Fourth Sunday of Lent Year C Laetare Sunday
Rose Sunday or Laetare Sunday will be very different this year in Rome. Since Benedict XVI is no longer Pope, there will be no one to send a Golden Rose to Catholic kings and presidents. There is not quite the same reason to rejoice as in recent years, for now we await the election of a new Holy Father to shepherd the Church. The Conclave to elect a new pope will begin on Tuesday 12th March and we pray for the election as we will pray for the man elected. On this fourth Sunday of Lent the focus of our readings for the liturgy is on coming back home and this is also about the Lenten season. The gospel reading is the story of the prodigal son which is about coming back to the Father. The story tells us about son who asked and got his inheritance and then where he squandered his money on a life of debauchery. Then after a period in the wilderness of having little or nothing and recognising the error of his ways the son decides to return to his Father. The father welcomes back the return of his younger son with great extravagance. The contrasting attitude of the elder son is the main message of the parable, which is told for those who contest Jesus’ welcoming attitude to sinners (15:1-3). Perhaps the elder son has a reasonable grievance. Did the father never show gratitude to him for his commitment, his ‘slaving’? The words of the father to this elder son are truly healing words: ‘My son, you are with me always and all I have is yours.’ The elder brother is of course a type for ourselves. He had absolutely no sympathy for his brother. Had he had the opportunity, he would have tarred and feathered his younger brother. He would then have run him off the property on a rail. But his sibling’s misadventures cost him nothing. As the elder brother, two thirds of his father’s estate was legally his. His money was safe and protected.His brother had wasted the third of the estate that was rightfully his own by law. Notice too the older brother had an ugly mindset. It was he who suggested that his brother had spent his inheritance on fast women and slow horses.

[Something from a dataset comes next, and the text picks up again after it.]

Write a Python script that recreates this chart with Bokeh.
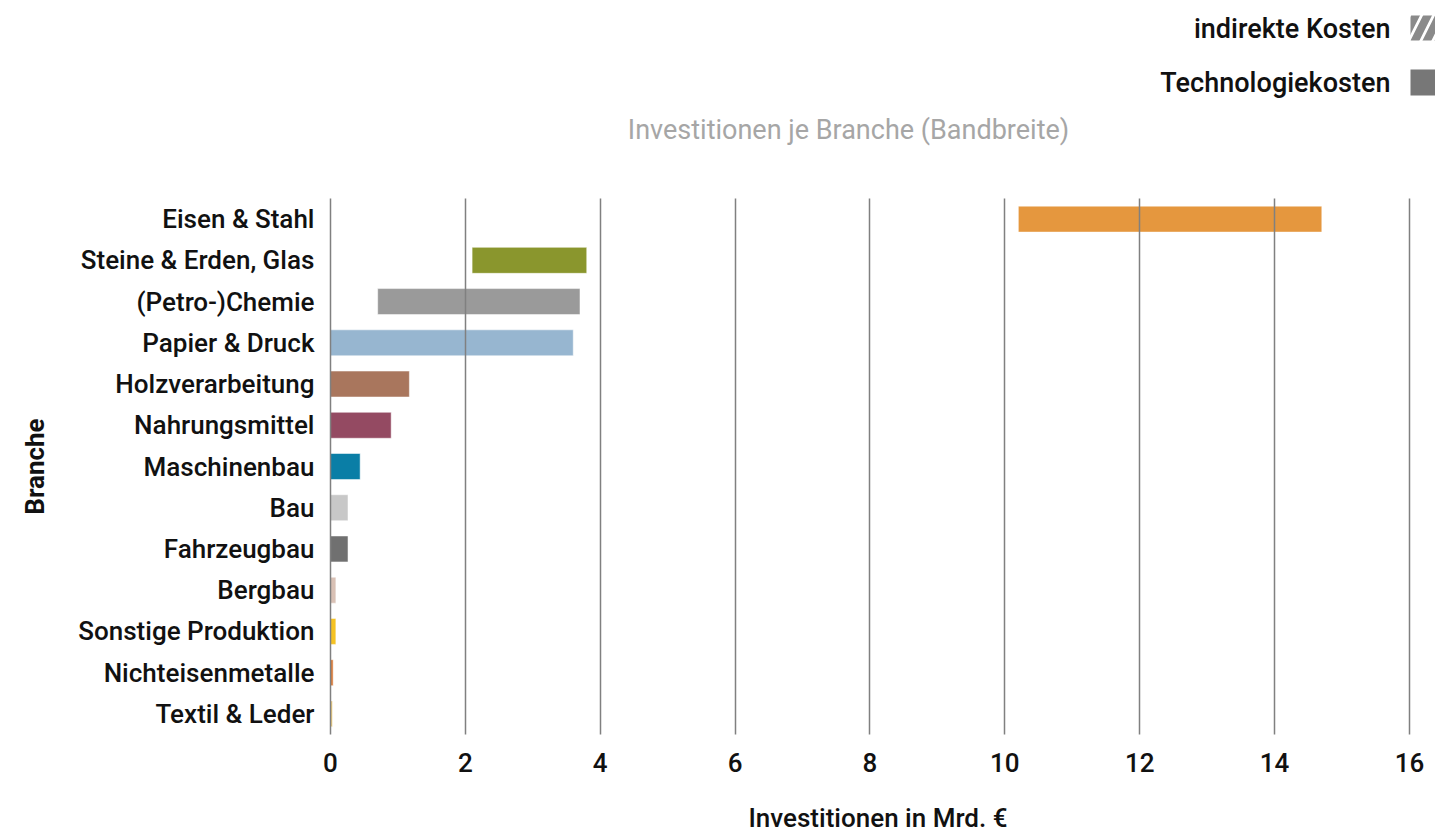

The Master then is telling us that God will forgive even the worst rogue among us unconditionally. All we have to do is start walking back to God. Like the prodigal son, our motives may not be the purest. Nor do we have to even finish the journey. God is quite willing to meet us before our trip is finished as the saying goes he will come to meet us half way along the road. He will bring us to honours which we humanly speaking do not deserve. Obviously God merits the label “this tremendous lover.No sacred book other than the Bible proclaims the love of God or a god for his people and then Jesus the only Son of the Father came. His whole life was a statement of Love, love for the Father, love for us. His death was a proclamation of this love. “Is this enough for you?” he asks the mystic Julian of Norwich. He was saying, “If you need more, I will do more.” Of course, it is enough. We live under the mercy of God, under the compassion of God. We live in the Love of Jesus Christ.
The parable of the Prodigal Son, Forgiving Father or Elder Brother, is calling us to reflect on the depth of our own commitment to the Lord, and our own determination to live His Love. Nothing is too much to offer. Such is God’s delight at the return of a sinner.